On the Subway

The Gawker recently published this list of “The Ten Worst People On The Subway.”


I have a few more to add:

The spitting woman on the 6 train and the women with baby carriages who think they’re more important than everyone else.  And loud tourists, men who stare at women, and those who choose not to shower.  People who do not get up for pregnant women or disabled people, teachers who cannot control their students while on field trips, and although they are sometimes entertaining, buskers.

It comes down to this: a REAL lot of people share the New York City public transportation system.  We need to make our shared space as comfortable as possible.  In general, that means we need to be as polite to one another as possible.  Do not make a mess in the cars or on the platform of the subway: no nail clipping, no food, no litter, etc.  If you are carrying suitcases, pushing a stroller, or traveling with a bike, please understand that although those around you should be considerate of your extra load, you are not special.  Push into the cars as much as possible, and keep your voice under control.  In school, we call this using our “indoors” voice.

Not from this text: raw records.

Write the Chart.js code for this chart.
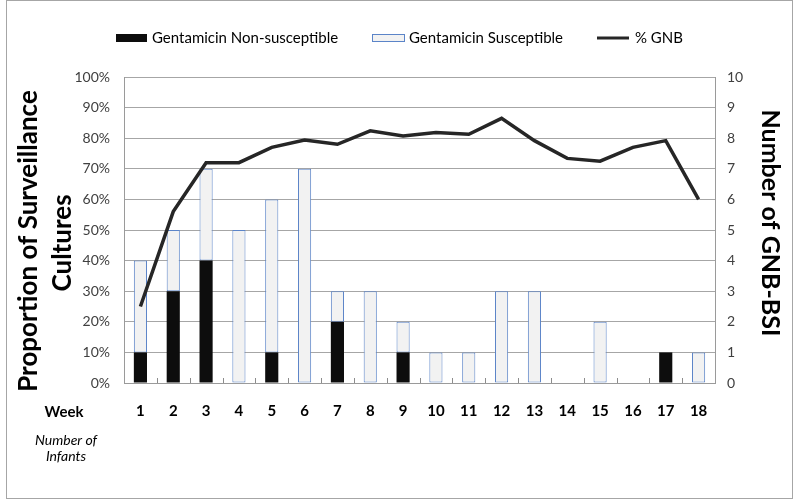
<!DOCTYPE html>
<html>
<head>
<meta charset="utf-8">
<script src="https://cdn.jsdelivr.net/npm/chart.js@4.4.1/dist/chart.umd.min.js"></script>
<style>
   html, body { margin: 0; padding: 0; background: #fff; }
   #wrap { position: relative; width: 800px; height: 504px; }
</style>
</head>
<body>
<div id="wrap"><canvas id="chart" width="800" height="504"></canvas></div>
<script>
const FONT = 'Lato, "Open Sans", sans-serif';

// weeks on x axis
const weeks = ['1', '2', '3', '4', '5', '6', '7', '8', '9', '10', '11', '12', '13', '14', '15', '16', '17', '18'];
// number of GNB-BSI (right axis)
const nonSusceptible = [1, 3, 4, 0, 1, 0, 2, 0, 1, 0, 0, 0, 0, 0, 0, 0, 1, 0];
const susceptible = [3, 2, 3, 5, 5, 7, 1, 3, 1, 1, 1, 3, 3, 0, 2, 0, 0, 1];
// % GNB of surveillance cultures (left axis)
const pctGNB = [25, 56, 72, 72, 77, 79.4, 78, 82.4, 80.7, 81.9, 81.3, 86.5, 79.2, 73.4, 72.5, 77, 79.2, 60];

const leftTitle = ['Proportion of Surveillance', 'Cultures'];
const rightTitle = 'Number of GNB-BSI';

// legend, axis titles, frame and the text under the axis
const decorations = {
   id: 'decorations',
   afterDraw(chart) {
      const ctx = chart.ctx;
      const x = chart.scales.x;
      const area = chart.chartArea;
      ctx.save();

      // frame
      ctx.strokeStyle = '#a6a6a6';
      ctx.lineWidth = 1;
      ctx.strokeRect(6.5, 0.5, 786, 498);

      // small tick marks between the weeks
      ctx.strokeStyle = '#8c8c8c';
      ctx.beginPath();
      for (let i = 0; i < weeks.length - 1; i++) {
         const px = Math.round((x.getPixelForValue(i) + x.getPixelForValue(i + 1)) / 2) + 0.5;
         ctx.moveTo(px, area.bottom);
         ctx.lineTo(px, area.bottom - 5);
      }
      ctx.stroke();

      // legend
      const ds = chart.data.datasets;
      ctx.textBaseline = 'middle';
      ctx.textAlign = 'left';
      ctx.font = '15px ' + FONT;
      ctx.fillStyle = ds[1].backgroundColor;
      ctx.fillRect(116, 34, 31, 8);
      ctx.fillStyle = '#000';
      ctx.fillText(ds[1].label, 152, 38);

      ctx.fillStyle = ds[2].backgroundColor;
      ctx.fillRect(372.5, 34.5, 32, 7);
      ctx.strokeStyle = ds[2].borderColor;
      ctx.strokeRect(372.5, 34.5, 32, 7);
      ctx.fillStyle = '#000';
      ctx.fillText(ds[2].label, 409, 38);

      ctx.strokeStyle = ds[0].borderColor;
      ctx.lineWidth = 3;
      ctx.beginPath();
      ctx.moveTo(597, 38);
      ctx.lineTo(629, 38);
      ctx.stroke();
      ctx.fillText(ds[0].label, 635, 38);

      // left axis title
      ctx.fillStyle = '#000';
      ctx.font = 'bold 26px ' + FONT;
      ctx.textAlign = 'center';
      ctx.save();
      ctx.translate(29, 241);
      ctx.rotate(-Math.PI / 2);
      ctx.fillText(leftTitle[0], 0, 0);
      ctx.restore();
      ctx.save();
      ctx.translate(63, 243);
      ctx.rotate(-Math.PI / 2);
      ctx.fillText(leftTitle[1], 0, 0);
      ctx.restore();

      // right axis title
      ctx.font = 'bold 25px ' + FONT;
      ctx.save();
      ctx.translate(770, 223);
      ctx.rotate(Math.PI / 2);
      ctx.fillText(rightTitle, 0, 0);
      ctx.restore();

      // row labels under the axis
      ctx.font = 'bold 15px ' + FONT;
      ctx.fillText('Week', 64, 412);
      ctx.font = 'italic 14px ' + FONT;
      ctx.fillText('Number of', 66, 440);
      ctx.fillText('Infants', 66, 456);

      ctx.restore();
   }
};

new Chart(document.getElementById('chart'), {
   type: 'bar',
   data: {
      labels: weeks,
      datasets: [{
         type: 'line',
         label: '% GNB',
         data: pctGNB,
         yAxisID: 'y',
         borderColor: '#262626',
         borderWidth: 3.5,
         pointRadius: 0,
         tension: 0,
         order: 0
      }, {
         label: 'Gentamicin Non-susceptible',
         data: nonSusceptible,
         yAxisID: 'y2',
         stack: 'bsi',
         backgroundColor: '#0d0d0d',
         borderWidth: 0,
         order: 1
      }, {
         label: 'Gentamicin Susceptible',
         data: susceptible,
         yAxisID: 'y2',
         stack: 'bsi',
         backgroundColor: '#f2f2f2',
         borderColor: '#5b84c8',
         borderWidth: 1,
         borderSkipped: false,
         order: 1
      }]
   },
   options: {
      responsive: false,
      animation: false,
      layout: { padding: { top: 77, left: 0, right: 0, bottom: 0 } },
      datasets: {
         bar: { barPercentage: 0.4, categoryPercentage: 1 }
      },
      plugins: {
         legend: { display: false },
         tooltip: { enabled: false }
      },
      scales: {
         x: {
            stacked: true,
            afterFit: s => { s.height = 121; },
            grid: { display: false, drawTicks: false },
            border: { color: '#9a9a9a' },
            ticks: {
               color: '#000',
               padding: 19,
               font: { family: FONT, size: 15, weight: 'bold' },
               maxRotation: 0
            }
         },
         y: {
            position: 'left',
            min: 0,
            max: 100,
            afterFit: s => { s.width = 124; },
            grid: { color: '#a6a6a6', drawTicks: false },
            border: { color: '#9a9a9a' },
            ticks: {
               stepSize: 10,
               padding: 14,
               color: '#404040',
               font: { family: FONT, size: 14 },
               callback: v => v + '%'
            }
         },
         y2: {
            position: 'right',
            stacked: true,
            min: 0,
            max: 10,
            afterFit: s => { s.width = 85; },
            grid: { drawOnChartArea: false, drawTicks: false },
            border: { color: '#9a9a9a' },
            ticks: {
               stepSize: 1,
               padding: 12,
               color: '#404040',
               font: { family: FONT, size: 14 }
            }
         }
      }
   },
   plugins: [decorations]
});
</script>
</body>
</html>
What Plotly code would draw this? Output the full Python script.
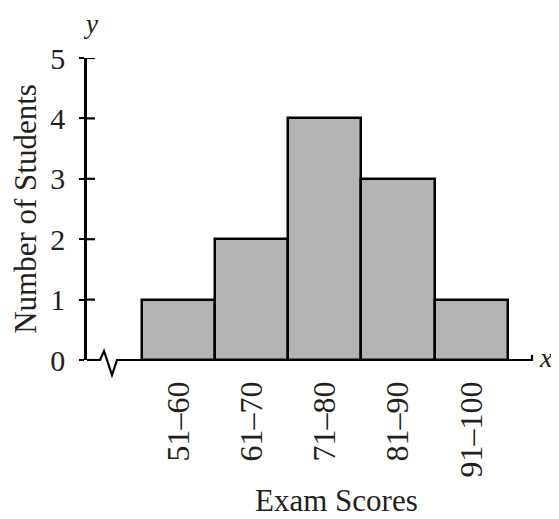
import plotly.graph_objects as go

categories = ["51–60", "61–70", "71–80", "81–90", "91–100"]
students = [1, 2, 4, 3, 1]
y_ticks = [0, 1, 2, 3, 4, 5]

FONT = "Liberation Serif"

fig = go.Figure(go.Bar(
    x=categories, y=students, width=1,
    marker=dict(color="#b3b3b3", line=dict(color="black", width=2.5)),
))

shapes = []
# x axis line with break mark (pixel-sized relative to plot origin)
shapes.append(dict(
    type="path", xref="paper", yref="paper", xsizemode="pixel", ysizemode="pixel",
    xanchor=0, yanchor=0,
    path="M0,0 L13,0 L17,9 L25,-15 L30,0 L445,0 L445,5",
    line=dict(color="black", width=2.2), layer="above",
))
# inner part of y ticks (cross the axis)
for v in y_ticks:
    shapes.append(dict(
        type="line", xref="paper", yref="y", xsizemode="pixel", xanchor=0,
        x0=0, x1=8, y0=v, y1=v, line=dict(color="black", width=2.2),
    ))

# page body has an 8px default margin, so the figure is sized/offset to compensate
fig.update_layout(
    width=551, height=511,
    margin=dict(l=79, r=27, t=50, b=159, autoexpand=False),
    paper_bgcolor="white", plot_bgcolor="white",
    showlegend=False, bargap=0,
    font=dict(family=FONT, color="#231f20", size=30),
    xaxis=dict(
        range=[-1.25, 4.83], showgrid=False, zeroline=False, showline=False,
        ticks="", tickangle=-90, tickfont=dict(size=32), ticklabelstandoff=14,
        automargin=False,
    ),
    yaxis=dict(
        range=[0, 5], tickvals=y_ticks, showgrid=False, zeroline=False,
        showline=True, linecolor="black", linewidth=2.5,
        ticks="outside", ticklen=5, tickwidth=2.2, tickcolor="black",
        tickfont=dict(size=30), ticklabelstandoff=8, automargin=False,
        title=dict(text="Number of Students", font=dict(size=31), standoff=24),
    ),
    shapes=shapes,
    annotations=[
        dict(text="Exam Scores", xref="paper", yref="paper", x=(336 - 87) / 445,
             y=(360 - 500) / 302, xanchor="center", yanchor="middle",
             showarrow=False, font=dict(size=31)),
        dict(text="<i>y</i>", xref="paper", yref="paper", x=(90 - 87) / 445,
             y=(360 - 24) / 302, xanchor="center", yanchor="middle",
             showarrow=False, font=dict(size=27), borderpad=0),
        dict(text="<i>x</i>", xref="paper", yref="paper", x=(546 - 87) / 445,
             y=(360 - 357) / 302, xanchor="center", yanchor="middle",
             showarrow=False, font=dict(size=28), borderpad=0),
    ],
)

fig.write_html("out.html")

Bathe.  Some cultures are more particular about this than others, but especially during the hot New York summer, body odor can become poisonous gas.  When you bump into someone, which is bound to happen, simply offer an “excuse me” or “I’m sorry.”  It does not make you less of a person, and even if the collision was not your fault, it offers a solution to what could become a problem.  Cover your mouth when you cough, sneeze into your shoulder or a tissue, and never touch a rail after you have introduced your hand to a bodily fluid.

Don’t stare.  Offer help to tourists who clearly need help navigating the subway system.  When a seat opens up, observe if someone needs it more than you do.  Gentlemen, although it is not mandatory to do so, offering your seat to a woman is always very kind; chivalry is not dead, thank goodness, and a simple gesture like this can win points for your gender.

Remove your bags from the seat.  Do not take up more than one space when the car is crowded.  Don’t put your feet on the seat, ever.  Reserve the PDA for a private setting.  Do not blast your music or play your video game with the sound on.  Thank goodness boom boxes are no longer in fashion.

My personal pet peeve is “Man Sitting.”


Chances are that your crotch is not so big that you need all that space.  This phenomenon has turned into an epidemic; men everywhere sprawl out with legs akimbo.  Imagine if women sat like this… close your legs, thank you.  Chances are that my curvy behind need that extra space.

Some of us wake up very early to get to work, and by the time the afternoon comes, we are exhausted.  I’ve fallen asleep on the subway many times (and ended up in Canarsie on the L at 1 am).  Let’s try not to do this.  Drooling and unwanted cuddling may result.

There are more subway behaviors that I’m sure need to be corrected.  What can you add?